In this section I am going to give an introduction into how FAST for SharePoint 2010 components can be scaled.

The diagram below comes from this MSDN article. In the previous diagram discussion I introduced the two components called Indexing and Query Matching. If you have been doing research on FAST you have probably heard about creating columns and rows to support better querying and indexing. This applied directly to both Indexing and Query Matching components.
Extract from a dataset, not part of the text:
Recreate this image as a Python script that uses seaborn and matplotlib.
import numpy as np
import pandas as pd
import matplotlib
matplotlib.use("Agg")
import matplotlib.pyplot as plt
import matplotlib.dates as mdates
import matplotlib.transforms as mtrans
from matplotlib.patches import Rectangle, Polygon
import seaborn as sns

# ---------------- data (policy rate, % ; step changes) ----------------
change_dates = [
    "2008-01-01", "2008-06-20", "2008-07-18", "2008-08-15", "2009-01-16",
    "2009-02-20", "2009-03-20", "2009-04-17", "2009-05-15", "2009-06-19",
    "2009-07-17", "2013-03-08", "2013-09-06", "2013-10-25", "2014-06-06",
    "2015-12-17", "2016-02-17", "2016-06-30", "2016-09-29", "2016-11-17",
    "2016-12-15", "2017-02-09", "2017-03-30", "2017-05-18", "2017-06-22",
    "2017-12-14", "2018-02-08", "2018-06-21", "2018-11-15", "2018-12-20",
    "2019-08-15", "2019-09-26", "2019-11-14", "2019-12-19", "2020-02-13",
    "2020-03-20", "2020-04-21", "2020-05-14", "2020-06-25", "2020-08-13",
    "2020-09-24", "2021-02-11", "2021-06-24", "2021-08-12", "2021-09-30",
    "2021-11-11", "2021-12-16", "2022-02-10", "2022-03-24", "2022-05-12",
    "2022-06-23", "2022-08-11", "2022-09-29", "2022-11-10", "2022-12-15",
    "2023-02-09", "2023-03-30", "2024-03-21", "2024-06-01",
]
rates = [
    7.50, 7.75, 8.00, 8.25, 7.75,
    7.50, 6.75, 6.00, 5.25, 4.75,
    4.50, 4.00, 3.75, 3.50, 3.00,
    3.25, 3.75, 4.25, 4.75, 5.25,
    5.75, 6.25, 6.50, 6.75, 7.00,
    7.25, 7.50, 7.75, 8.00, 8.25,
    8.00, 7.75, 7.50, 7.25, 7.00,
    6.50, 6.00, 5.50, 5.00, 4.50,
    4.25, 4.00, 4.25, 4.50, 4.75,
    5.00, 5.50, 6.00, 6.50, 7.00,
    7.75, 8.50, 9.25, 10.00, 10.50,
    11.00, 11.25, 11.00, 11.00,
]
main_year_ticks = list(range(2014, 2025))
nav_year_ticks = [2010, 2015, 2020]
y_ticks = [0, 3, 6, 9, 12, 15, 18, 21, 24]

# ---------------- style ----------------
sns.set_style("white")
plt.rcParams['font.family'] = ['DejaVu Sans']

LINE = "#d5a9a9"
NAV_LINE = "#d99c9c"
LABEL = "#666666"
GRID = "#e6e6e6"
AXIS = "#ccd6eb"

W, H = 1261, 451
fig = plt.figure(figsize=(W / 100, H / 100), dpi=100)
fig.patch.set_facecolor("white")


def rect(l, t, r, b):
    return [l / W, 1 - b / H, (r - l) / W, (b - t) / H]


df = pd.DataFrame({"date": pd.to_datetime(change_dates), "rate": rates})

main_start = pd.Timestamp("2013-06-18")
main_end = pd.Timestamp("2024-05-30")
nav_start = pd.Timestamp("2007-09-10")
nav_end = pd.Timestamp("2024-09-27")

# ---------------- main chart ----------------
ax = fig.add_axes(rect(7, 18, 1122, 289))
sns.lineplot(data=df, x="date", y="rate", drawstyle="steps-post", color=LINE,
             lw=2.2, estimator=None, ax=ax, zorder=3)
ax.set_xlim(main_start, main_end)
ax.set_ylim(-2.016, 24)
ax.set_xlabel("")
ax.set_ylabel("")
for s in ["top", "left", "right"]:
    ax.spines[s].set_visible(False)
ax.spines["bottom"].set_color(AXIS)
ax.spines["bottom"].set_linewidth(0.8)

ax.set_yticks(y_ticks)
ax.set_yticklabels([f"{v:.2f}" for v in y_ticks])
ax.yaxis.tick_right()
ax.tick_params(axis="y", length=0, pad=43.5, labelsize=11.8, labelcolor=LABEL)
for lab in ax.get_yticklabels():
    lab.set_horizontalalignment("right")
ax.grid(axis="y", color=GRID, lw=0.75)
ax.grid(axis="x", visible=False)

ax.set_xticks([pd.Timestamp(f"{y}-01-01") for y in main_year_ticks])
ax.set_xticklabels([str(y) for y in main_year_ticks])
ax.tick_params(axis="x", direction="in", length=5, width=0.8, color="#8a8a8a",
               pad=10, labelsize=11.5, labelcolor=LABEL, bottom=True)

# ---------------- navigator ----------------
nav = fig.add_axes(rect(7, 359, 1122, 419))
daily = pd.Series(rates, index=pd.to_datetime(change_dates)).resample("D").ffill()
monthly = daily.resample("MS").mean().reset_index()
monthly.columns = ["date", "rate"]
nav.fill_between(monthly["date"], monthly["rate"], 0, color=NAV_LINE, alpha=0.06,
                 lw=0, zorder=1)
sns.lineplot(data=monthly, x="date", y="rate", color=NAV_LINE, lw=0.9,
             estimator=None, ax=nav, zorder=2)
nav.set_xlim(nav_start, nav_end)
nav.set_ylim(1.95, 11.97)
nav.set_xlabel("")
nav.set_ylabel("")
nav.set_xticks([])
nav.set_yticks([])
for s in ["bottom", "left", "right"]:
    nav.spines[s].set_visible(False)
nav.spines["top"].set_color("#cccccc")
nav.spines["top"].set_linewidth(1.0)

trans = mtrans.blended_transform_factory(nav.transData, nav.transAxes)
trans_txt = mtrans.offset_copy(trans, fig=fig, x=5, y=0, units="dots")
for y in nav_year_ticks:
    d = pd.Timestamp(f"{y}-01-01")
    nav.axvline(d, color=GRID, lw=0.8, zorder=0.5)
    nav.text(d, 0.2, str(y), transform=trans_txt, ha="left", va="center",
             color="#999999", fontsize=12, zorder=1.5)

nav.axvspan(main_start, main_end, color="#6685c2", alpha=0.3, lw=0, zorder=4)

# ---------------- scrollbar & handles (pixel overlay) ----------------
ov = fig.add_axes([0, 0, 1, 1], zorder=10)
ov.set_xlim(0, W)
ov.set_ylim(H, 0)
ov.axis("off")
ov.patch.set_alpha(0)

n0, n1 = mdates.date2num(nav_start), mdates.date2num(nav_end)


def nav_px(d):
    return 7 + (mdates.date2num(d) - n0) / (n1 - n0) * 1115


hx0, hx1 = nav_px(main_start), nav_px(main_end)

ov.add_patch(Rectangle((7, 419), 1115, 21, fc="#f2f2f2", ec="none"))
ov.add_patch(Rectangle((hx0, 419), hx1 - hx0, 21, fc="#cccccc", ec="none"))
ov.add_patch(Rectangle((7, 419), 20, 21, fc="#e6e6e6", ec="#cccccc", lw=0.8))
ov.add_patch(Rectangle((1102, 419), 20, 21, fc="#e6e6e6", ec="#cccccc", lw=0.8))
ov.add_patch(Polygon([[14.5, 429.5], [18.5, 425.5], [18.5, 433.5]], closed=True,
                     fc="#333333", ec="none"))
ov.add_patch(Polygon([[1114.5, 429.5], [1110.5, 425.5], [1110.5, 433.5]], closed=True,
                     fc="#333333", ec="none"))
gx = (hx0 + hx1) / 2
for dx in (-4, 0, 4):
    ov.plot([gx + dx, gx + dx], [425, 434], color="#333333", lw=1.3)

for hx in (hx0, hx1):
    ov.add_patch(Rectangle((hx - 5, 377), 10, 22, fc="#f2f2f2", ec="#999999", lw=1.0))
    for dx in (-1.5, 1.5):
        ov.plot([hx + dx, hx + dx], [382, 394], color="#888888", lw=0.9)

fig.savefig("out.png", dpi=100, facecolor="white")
An entire index can be made up of multiple index columns. Breaking the index into multiple columns is commonly referred to as partitioning. Searches are performed across the search rows, which in turn search all of the index columns. The Query Processing component that I introduced earlier (which is different that Query Matching) is responsible for merging all of the search results, from all of the index columns together into a single result set. It is not depicted in this diagram but there will be Query Processing components for each column. This is conceptually very similar to the new out of the box features of SharePoint 2010 Search.

image

The point of this diagram is show how FAST search is scaled, and scaling the index and query nodes are the most common. Here are some basic rules you should know right off the bat:

  • When there are more Index Columns – more content volume can be managed and better search performance can be realized.
  • When there are more Index Rows – there is better fault tolerance as there is a primary Indexing node and back-ups. Should the primary fail; the back-up will kick in.
  • Adding more Search Columns – will provide better search performance against a large volume of content.
  • Adding more Search Rows – will provide not just fault tolerance but also better performance as queries can be load-balanced across the search rows.
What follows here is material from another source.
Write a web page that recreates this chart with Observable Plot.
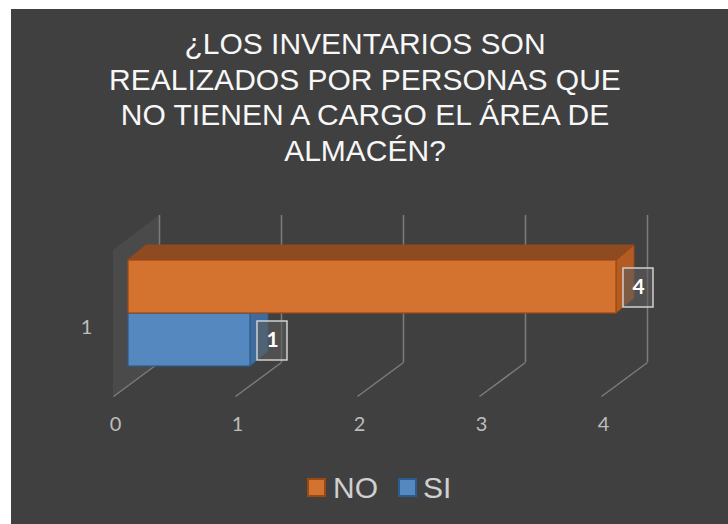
<!DOCTYPE html>
<html>
<head>
<meta charset="utf-8">
<script src="https://cdn.jsdelivr.net/npm/d3@7"></script>
<script src="https://cdn.jsdelivr.net/npm/@observablehq/plot@0.6"></script>
<style>
  html, body { margin: 0; padding: 0; background: #ffffff; }
  #chart {
    position: absolute; left: 11px; top: 9px; width: 717px; height: 515px;
    background: #404040; overflow: hidden;
  }
  #title {
    position: absolute; left: 0; top: 17px; width: 708px; text-align: center;
    font-family: "Liberation Sans", Arial, sans-serif; font-size: 30px; line-height: 35.5px;
    color: #f7f7f7;
  }
  #plot { position: absolute; left: 0; top: 191px; }
  #legend {
    position: absolute; left: 296px; top: 463.5px; height: 30px;
    display: flex; align-items: center;
    font-family: "Liberation Sans", Arial, sans-serif; font-size: 30px; line-height: 30px;
    color: #d0d0d0;
  }
  .sw { box-sizing: border-box; width: 19px; height: 19px; border: 2px solid; }
</style>
</head>
<body>
<div id="chart">
  <div id="title">¿LOS INVENTARIOS SON<br>REALIZADOS POR PERSONAS QUE<br>NO TIENEN A CARGO EL ÁREA DE<br>ALMACÉN?</div>
  <div id="plot"></div>
  <div id="legend"></div>
</div>
<script>
// ---- data ----
const categories = ["NO", "SI"];
const values = [4, 1];
const xTicks = [0, 1, 2, 3, 4];
const rowLabels = ["1"];

// ---- styles ----
const palette = {
  NO: { front: "#d4722f", top: "#8e4b22", side: "#b25b22", edge: "#9a4914" },
  SI: { front: "#5588bf", top: "#3d6590", side: "#3f6c9c", edge: "#2b5c8c" }
};

// ---- layout (pixels) ----
const W = 717, H = 250;
const xDom = [0, 4], xRan = [117, 605];
const yDom = [0, 2], yRan = [60, 166];
const kx = (xRan[1] - xRan[0]) / (xDom[1] - xDom[0]);
const ky = (yRan[1] - yRan[0]) / (yDom[1] - yDom[0]);
const px = p => p / kx;
const invY = p => yDom[0] + (p - yRan[0]) / ky;
const BDX = px(18), BDY = 15 / ky;
const BACK = px(31), FRONT = px(-15);
const FLOOR_BACK = invY(162), FLOOR_FRONT = invY(196);
const WALL_TOP_BACK = invY(15), WALL_TOP_FRONT = invY(50);

const bars = categories.map((c, i) => ({ cat: c, value: values[i], row: i }));

const marks = [];
marks.push(Plot.areaY(
  [{ x: xTicks[0] + FRONT, y1: FLOOR_FRONT, y2: WALL_TOP_FRONT },
   { x: xTicks[0] + BACK, y1: FLOOR_BACK, y2: WALL_TOP_BACK }],
  { x: "x", y1: "y1", y2: "y2", fill: "#4b4a4a" }
));
marks.push(Plot.ruleX(xTicks, { x: d => d, dx: 31, stroke: "#7c7c7c", strokeWidth: 1.5 }));
marks.push(Plot.link(xTicks, {
  x1: d => d + BACK, y1: FLOOR_BACK, x2: d => d + FRONT, y2: FLOOR_FRONT,
  stroke: "#7c7c7c", strokeWidth: 1.5
}));

for (const b of [...bars].reverse()) {
  const c = palette[b.cat];
  marks.push(Plot.areaY(
    [{ x: b.value, y1: b.row + 1, y2: b.row },
     { x: b.value + BDX, y1: b.row + 1 - BDY, y2: b.row - BDY }],
    { x: "x", y1: "y1", y2: "y2", fill: c.side, stroke: c.edge, strokeWidth: 1 }
  ));
  marks.push(Plot.areaX(
    [{ y: b.row, x1: 0, x2: b.value },
     { y: b.row - BDY, x1: BDX, x2: b.value + BDX }],
    { y: "y", x1: "x1", x2: "x2", fill: c.top, stroke: c.edge, strokeWidth: 1 }
  ));
  marks.push(Plot.rect([b], {
    x1: 0, x2: "value", y1: "row", y2: d => d.row + 1,
    fill: c.front, stroke: c.edge, strokeWidth: 1.2
  }));
}

marks.push(Plot.rect(bars, {
  x1: "value", x2: "value", y1: "row", y2: d => d.row + 1,
  insetLeft: 7, insetRight: -37, insetTop: 8, insetBottom: 6,
  fill: "#5c5c5c", fillOpacity: 0.6, stroke: "#d0d0d0", strokeWidth: 1.5,
  ariaLabel: "label-box"
}));
marks.push(Plot.text(bars, {
  x: "value", y: d => d.row + 0.5, dx: 22, text: d => String(d.value),
  fill: "#ffffff", fontWeight: "bold", fontSize: 21, fontFamily: "Lato, sans-serif"
}));

marks.push(Plot.text(xTicks, {
  x: d => d, frameAnchor: "bottom", dy: 68, dx: -13, text: d => String(d),
  fill: "#bdbdbd", fontSize: 20, fontFamily: "Lato, sans-serif"
}));
marks.push(Plot.text(rowLabels, {
  y: () => categories.length / 2, frameAnchor: "left", dy: 14, text: d => d,
  textAnchor: "middle", fill: "#bdbdbd", fontSize: 20, fontFamily: "Lato, sans-serif"
}));

const chart = Plot.plot({
  width: W, height: H,
  marginTop: 15, marginBottom: 88, marginLeft: 75, marginRight: 0,
  x: { domain: xDom, range: xRan, axis: null },
  y: { domain: yDom, range: yRan, axis: null },
  style: { background: "#404040", color: "#bdbdbd", overflow: "visible" },
  marks
});
const boxG = chart.querySelector('g[aria-label="label-box"]');
if (boxG) boxG.style.filter = "drop-shadow(5px 6px 5px rgba(0,0,0,0.55))";
document.getElementById("plot").appendChild(chart);

const legend = document.getElementById("legend");
categories.forEach((c, i) => {
  const sw = document.createElement("span");
  sw.className = "sw";
  sw.style.background = palette[c].front;
  sw.style.borderColor = palette[c].edge;
  sw.style.marginRight = i === 0 ? "7px" : "6px";
  const t = document.createElement("span");
  t.textContent = c;
  t.style.marginRight = i === 0 ? "20px" : "0";
  legend.appendChild(sw);
  legend.appendChild(t);
});
</script>
</body>
</html>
The information you just learned will help you understand how many servers of FAST you may potentially need.

Now I know the next question you may be asking is “when do I need to add a new index column”? Well the guidance that I found is depends as I have talked with FAST folks and say 10 to 25 million items can be managed per index column. Drivers of how many columns are based on this such as:

  • How much data is being consumed?
  • How often is data fed?
  • How quickly does the data need to be made available?
  • How many concurrent queries will be made by users?
  • Etc.

Now the Indexing and Query Matching components are not the only components can be scaled. Pretty much every component, with exception of Administration, can be scaled:

  • FAST Indexing Connectors – Multiple indexing connectors can be added to better supporting feeding of JDBC and Lotus Notes data.
  • Item Processing – The Document Processing Pipeline I referred to earlier can be scaled. You will want to add more item processors to support the rate at which content is fed into FAST. This is important if you are trying to reduce index latency which is the amount time it takes to make content searchable in the index.
  • Content Distributor – I earlier mentioned this as part of the Item Processing component. Adding multiple Content Distributors will add fault tolerance but there were only ever be one primary.
  • Query Processing – If you recall this is the component that does the pre and post processing around making a call to the Query Matching nodes(s). More Query Processing components can be added to better support queries per second and to provide fault tolerance.
  • Web Link Analysis – Can have multiple instances added to reduce the amount of time needed to complete the analysis.

Hopefully this has provided you a good introduction into how FAST for SharePoint 2010 can be scaled.